=== WHAT IS ASKED ===
Check each line of the entries below for the string "picture" and state how many lines have it, with no other text.

=== DATA LINES ===
>> Start

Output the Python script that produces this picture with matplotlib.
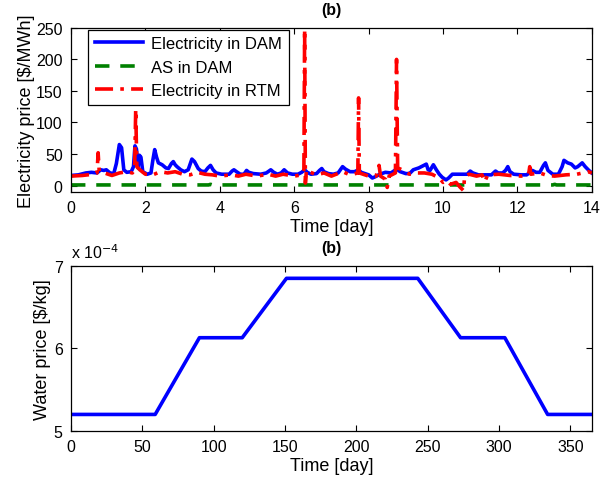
import matplotlib
matplotlib.use("Agg")
import matplotlib.pyplot as plt
from matplotlib.ticker import FuncFormatter

plt.rcParams['font.family'] = ['Liberation Sans', 'DejaVu Sans']

# day-ahead electricity price [$/MWh]
dam_day = [0, 0.2, 0.4, 0.55, 0.7, 0.8, 0.88, 0.95, 1.05, 1.15, 1.22, 1.3, 1.36, 1.42,
           1.5, 1.62, 1.68, 1.72, 1.76, 1.8, 1.84, 1.88, 1.93, 2.05, 2.15, 2.2, 2.25,
           2.3, 2.35, 2.45, 2.55, 2.62, 2.7, 2.75, 2.8, 2.85, 2.95, 3.05, 3.15, 3.25,
           3.32, 3.42, 3.5, 3.6, 3.68, 3.75, 3.82, 3.9, 4.05, 4.25, 4.33, 4.38, 4.45,
           4.55, 4.65, 4.72, 4.78, 4.9, 5.1, 5.25, 5.37, 5.45, 5.55, 5.65, 5.73, 5.82,
           5.95, 6.1, 6.2, 6.28, 6.35, 6.45, 6.6, 6.68, 6.74, 6.8, 6.92, 7.05, 7.18,
           7.3, 7.38, 7.5, 7.62, 7.73, 7.8, 7.9, 8.0, 8.1, 8.18, 8.3, 8.45, 8.6, 8.75,
           8.85, 9.0, 9.1, 9.2, 9.35, 9.55, 9.6, 9.65, 9.74, 9.82, 9.9, 9.98, 10.08,
           10.15, 10.25, 10.5, 10.65, 10.73, 10.8, 10.95, 11.15, 11.3, 11.41, 11.48,
           11.6, 11.68, 11.74, 11.8, 11.9, 12.1, 12.25, 12.33, 12.4, 12.5, 12.6, 12.7,
           12.75, 12.82, 12.95, 13.1, 13.2, 13.25, 13.35, 13.45, 13.55, 13.62, 13.74,
           13.82, 13.92, 14.0]
dam_price = [16, 17, 20, 21, 20, 25, 24, 25, 20, 19, 35, 65, 60, 25,
             21, 22, 30, 63, 58, 28, 48, 45, 22, 18, 20, 40, 57,
             45, 36, 33, 28, 27, 35, 38, 33, 30, 25, 22, 25, 42,
             38, 27, 23, 22, 28, 32, 25, 20, 18, 18, 23, 25, 22,
             18, 18, 24, 21, 19, 18, 20, 25, 21, 18, 20, 25, 20,
             18, 18, 21, 25, 21, 18, 19, 24, 27, 22, 19, 18, 20,
             30, 26, 22, 22, 25, 21, 19, 17, 12, 14, 18, 21, 20, 26,
             22, 19, 19, 25, 28, 34, 25, 24, 33, 25, 18, 13, 9,
             12, 18, 18, 18, 23, 20, 17, 17, 17, 23, 20,
             20, 24, 30, 22, 18, 17, 17, 21, 24, 21, 21, 32,
             36, 24, 18, 18, 30, 40, 36, 34, 28, 30, 36,
             30, 24, 20]

# ancillary service price in DAM
as_day = [0, 3.7, 3.75, 3.8, 12.95, 13.0, 13.05, 14.0]
as_price = [1, 1, 2, 1, 1, 2, 1, 1]

# real-time electricity price
rtm_day = [0, 0.3, 0.6, 0.7, 0.73, 0.76, 0.9, 1.1, 1.3, 1.5, 1.65, 1.71, 1.74, 1.77,
           1.85, 2.0, 2.2, 2.4, 2.6, 2.8, 3.0, 3.2, 3.4, 3.6, 3.8, 4.0, 4.3, 4.5,
           4.7, 5.0, 5.3, 5.5, 5.7, 6.0, 6.2, 6.26, 6.28, 6.3, 6.33, 6.4, 6.6, 6.8,
           7.0, 7.3, 7.5, 7.71, 7.73, 7.75, 8.0, 8.2, 8.28, 8.32, 8.45, 8.5, 8.55,
           8.72, 8.75, 8.78, 8.9, 9.1, 9.3, 9.5, 9.7, 9.9, 10.0, 10.1, 10.2, 10.35,
           10.45, 10.55, 10.58, 10.7, 10.9, 11.05, 11.12, 11.2, 11.5, 11.8, 12.1,
           12.3, 12.33, 12.36, 12.6, 12.8, 13.0, 13.3, 13.6, 13.9, 14.0]
rtm_price = [15, 16, 18, 20, 52, 22, 20, 16, 20, 22, 20, 25, 121, 30,
             25, 18, 17, 22, 20, 22, 18, 17, 21, 18, 17, 15, 17, 15,
             18, 15, 18, 15, 18, 15, 17, 25, 248, 4, 25, 22, 17, 20,
             15, 22, 17, 20, 139, 20, 15, 15, 32, 15, 10, -3, 15,
             20, 200, 28, 25, 18, 20, 20, 18, 12, 5, 8, 2, 5,
             -2, -8, 15, 18, 15, 17, 6, 17, 18, 16, 15,
             18, 30, 18, 20, 16, 15, 17, 18, 22, 20]

# water price over the year [$/kg]
water_day = [0, 59, 90, 120, 151, 243, 273, 304, 334, 365]
water_price = [5.2e-4, 5.2e-4, 6.13e-4, 6.13e-4, 6.85e-4, 6.85e-4, 6.13e-4, 6.13e-4, 5.2e-4, 5.2e-4]


def style_axes(ax):
    ax.tick_params(direction='in', top=True, right=True, length=4, width=0.8,
                   labelsize=11.5, pad=6)
    for sp in ax.spines.values():
        sp.set_linewidth(0.9)


fig = plt.figure(figsize=(6.15, 4.81), dpi=100)
ax1 = fig.add_axes([0.1154, 0.599, 0.847, 0.341])
ax2 = fig.add_axes([0.1154, 0.102, 0.847, 0.343])

ax1.plot(dam_day, dam_price, color='#0000ff', lw=2.6, label='Electricity in DAM')
ax1.plot(as_day, as_price, color='#008000', lw=2.6, dashes=(4, 3), label='AS in DAM')
ax1.plot(rtm_day, rtm_price, color='#ff0000', lw=2.6, dashes=(5, 2, 1, 2),
         label='Electricity in RTM')
ax1.set_xlim(0, 14)
ax1.set_ylim(-10, 250)
ax1.set_xticks(range(0, 15, 2))
ax1.set_yticks(range(0, 251, 50))
ax1.set_xlabel('Time [day]', fontsize=13, labelpad=2)
ax1.set_ylabel(r'Electricity price [\$/MWh]', fontsize=13, labelpad=1)
ax1.set_title('(b)', fontsize=11.5, fontweight='bold', pad=10)
style_axes(ax1)
leg = ax1.legend(loc='upper left', bbox_to_anchor=(0.033, 0.99), borderaxespad=0,
                 fontsize=12, handlelength=2.9, fancybox=False, framealpha=1,
                 edgecolor='black', labelspacing=0.5, borderpad=0.4, handletextpad=0.5)
leg.get_frame().set_linewidth(0.9)

ax2.plot(water_day, water_price, color='#0000ff', lw=2.6)
ax2.set_xlim(0, 365)
ax2.set_ylim(5e-4, 7e-4)
ax2.set_xticks(range(0, 351, 50))
ax2.set_yticks([5e-4, 6e-4, 7e-4])
ax2.yaxis.set_major_formatter(FuncFormatter(lambda v, p: '%d' % round(v * 1e4)))
ax2.set_xlabel('Time [day]', fontsize=13, labelpad=2)
ax2.set_ylabel(r'Water price [\$/kg]', fontsize=13, labelpad=2)
ax2.set_title('(b)', fontsize=11.5, fontweight='bold', pad=10)
ax2.text(0.0, 1.03, r'x 10$^{-4}$', transform=ax2.transAxes, fontsize=11.5,
         ha='left', va='bottom')
style_axes(ax2)

fig.savefig('out.png', dpi=100)
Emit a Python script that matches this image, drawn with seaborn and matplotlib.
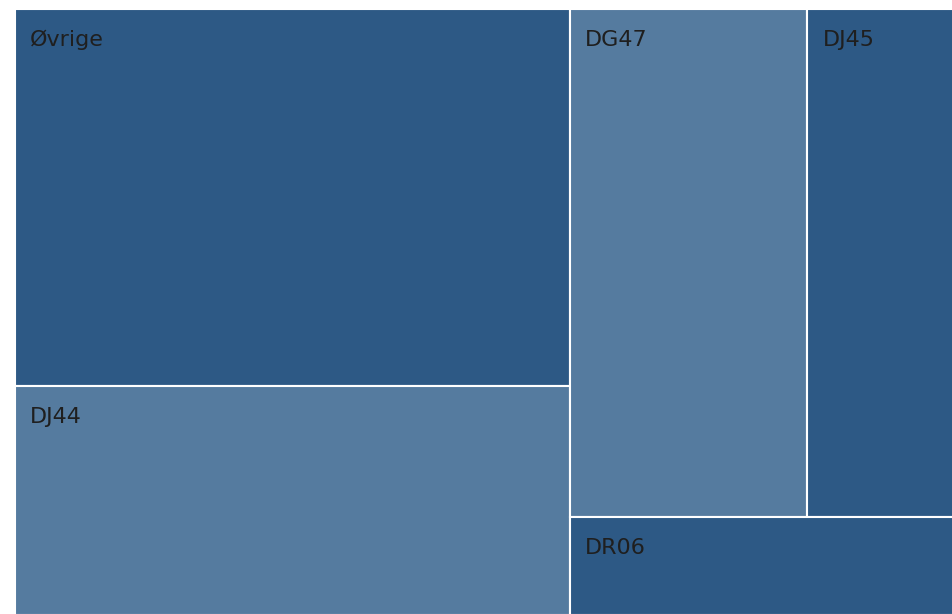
import matplotlib
matplotlib.use("Agg")
import matplotlib.pyplot as plt
from matplotlib.patches import Rectangle
import seaborn as sns

# Data (share of total)
labels = ["Øvrige", "DJ44", "DG47", "DJ45", "DR06"]
values = [36.8, 22.3, 21.2, 13.1, 6.6]
shades = ["dark", "light", "light", "dark", "dark"]

palette = {"dark": "#2d5985", "light": "#557b9f"}


def layout(vals, width, height):
    # left column: first two tiles stacked; right: row of two on top, one below
    total = sum(vals)
    left_w = width * (vals[0] + vals[1]) / total
    h0 = height * vals[0] / (vals[0] + vals[1])
    right_w = width - left_w
    top_h = height * (vals[2] + vals[3]) / (vals[2] + vals[3] + vals[4])
    w2 = right_w * vals[2] / (vals[2] + vals[3])
    return [
        (0, 0, left_w, h0),
        (0, h0, left_w, height - h0),
        (left_w, 0, w2, top_h),
        (left_w + w2, 0, right_w - w2, top_h),
        (left_w, top_h, right_w, height - top_h),
    ]


def main():
    sns.set_theme(style="white")
    plt.rcParams["font.family"] = ["DejaVu Sans"]

    W, H = 937, 604
    fig = plt.figure(figsize=(9.53, 6.14), dpi=100)
    ax = fig.add_axes([16 / 953, 0, W / 953, H / 614])
    # trim a pixel so the white borders only show between tiles
    ax.set_xlim(1, W - 1)
    ax.set_ylim(H - 1, 1)
    ax.axis("off")

    for lab, shade, (x, y, w, h) in zip(labels, shades, layout(values, W, H)):
        ax.add_patch(Rectangle((x, y), w, h, facecolor=palette[shade],
                               edgecolor="white", linewidth=1.5))
        ax.annotate(lab, xy=(x, y), xytext=(11, -26.4), textcoords="offset points",
                    ha="left", va="baseline", fontsize=16, color="#1f1f1f",
                    annotation_clip=False)

    fig.savefig("out.png", dpi=100)


if __name__ == "__main__":
    main()
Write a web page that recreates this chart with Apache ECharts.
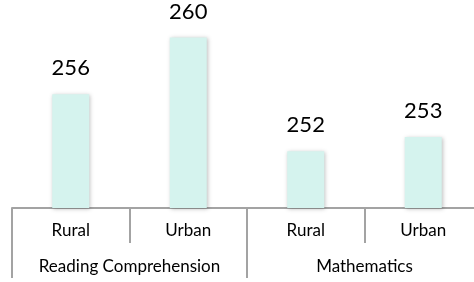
<!DOCTYPE html>
<html>
<head>
<meta charset="utf-8">
<script src="https://cdn.jsdelivr.net/npm/echarts@6/dist/echarts.min.js"></script>
<style>
    html, body { margin: 0; padding: 0; background: #fff; overflow: hidden; }
    /* the plot runs past the right edge in the reference, so the canvas is a bit wider than the window */
    #chart { width: 483px; height: 282px; }
</style>
</head>
<body>
<div id="chart"></div>
<script>
// Data
const groups = ['Reading Comprehension', 'Mathematics'];
const areas = ['Rural', 'Urban', 'Rural', 'Urban'];
const scores = [256, 260, 252, 253];

const FONT = 'Lato, "Open Sans", sans-serif';
const AXIS_GREY = '#a3a3a3';

const chart = echarts.init(document.getElementById('chart'), null, { renderer: 'canvas' });

const option = {
    backgroundColor: '#fff',
    animation: false,
    grid: {
        left: 12,
        right: 1,
        top: 9,
        bottom: 74
    },
    xAxis: [
        {
            type: 'category',
            data: areas,
            position: 'bottom',
            axisLine: { lineStyle: { color: AXIS_GREY, width: 2 } },
            axisTick: { show: true, interval: 0, length: 35, lineStyle: { color: AXIS_GREY, width: 2 } },
            axisLabel: {
                interval: 0,
                margin: 23,
                verticalAlign: 'middle',
                color: '#000',
                fontFamily: FONT,
                fontSize: 17
            }
        },
        {
            type: 'category',
            data: groups,
            position: 'bottom',
            axisLine: { show: false },
            axisTick: { show: true, interval: 0, length: 70, lineStyle: { color: AXIS_GREY, width: 2 } },
            axisLabel: {
                interval: 0,
                margin: 59,
                verticalAlign: 'middle',
                color: '#000',
                fontFamily: FONT,
                fontSize: 17
            }
        }
    ],
    yAxis: {
        type: 'value',
        min: 248,
        max: 262,
        show: false,
        splitLine: { show: false }
    },
    series: [{
        type: 'bar',
        xAxisIndex: 0,
        data: scores,
        barWidth: 37,
        itemStyle: {
            color: '#d5f3ee',
            shadowColor: 'rgba(0,0,0,0.25)',
            shadowBlur: 4,
            shadowOffsetX: 1,
            shadowOffsetY: 1
        },
        label: {
            show: true,
            position: 'top',
            distance: 15,
            color: '#000',
            fontFamily: FONT,
            fontSize: 22
        }
    }]
};

chart.setOption(option);
window.addEventListener('resize', () => chart?.resize());
</script>
</body>
</html>
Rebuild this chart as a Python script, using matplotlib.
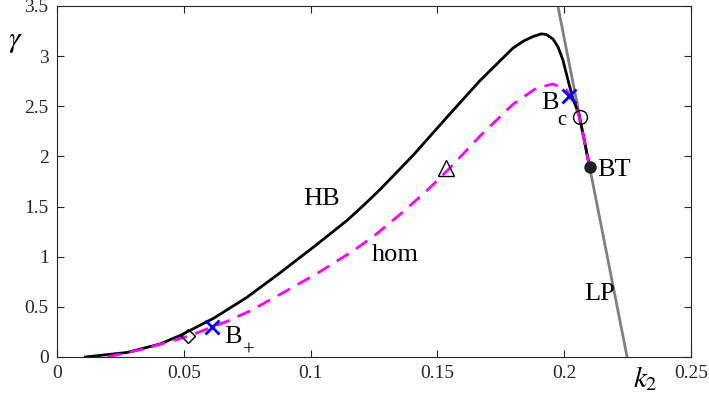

>> End

=== FINISHED ANSWER ===
1